Its not exactly a plumbing tool, but I weld up brackets for hanging pipe, and on long island we have this town called levitown with oil fired boilers in the kitchen, right next to a brick fireplace, many times for replacement the people want then wall hung, yup a cast iron wall hung boiler, so you have to fabricate a shelf out of steel..the fun part is hoisting that bad boy up on the shelf..and a nice mig welder comes in handy for making shelving and brackets in the truck...


----------



## KoleckeINC (Oct 22, 2011)

Pardon me while I try to contain my jealousy-I've had my eye on that bad boy for a while now. That and a plasma cutter and you can make just about anything


----------



## Redwood (Sep 8, 2008)

Nice machine...
I sometimes play with a Millermatic 350P & Syncrowave 250 at night and on weekends...


----------



## ShtRnsdownhill (Jan 13, 2016)

KoleckeINC said:


> Pardon me while I try to contain my jealousy-I've had my eye on that bad boy for a while now.

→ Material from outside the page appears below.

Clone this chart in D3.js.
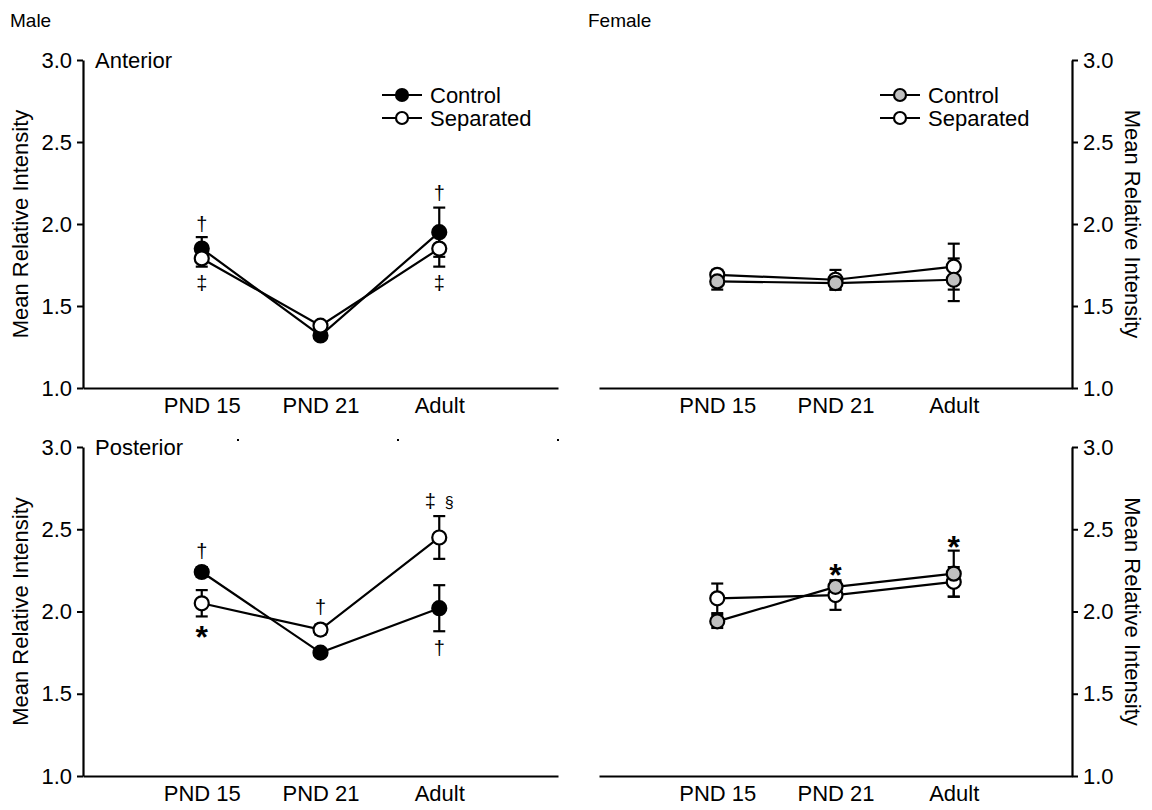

That and a plasma cutter and you can make just about anything


I think in one picture you can see my hypertherm pm 65 plasma cutter...both work great...


----------



## Redwood (Sep 8, 2008)

Are you planning on going on the bottle or using flux-core?


----------



## ShtRnsdownhill (Jan 13, 2016)

I have a roll of flux core in it now, I have a few empty bottles to exchange , ill get one of gas for it..changing the wire out is only a few minutes, and just swap wires to change polarity..


----------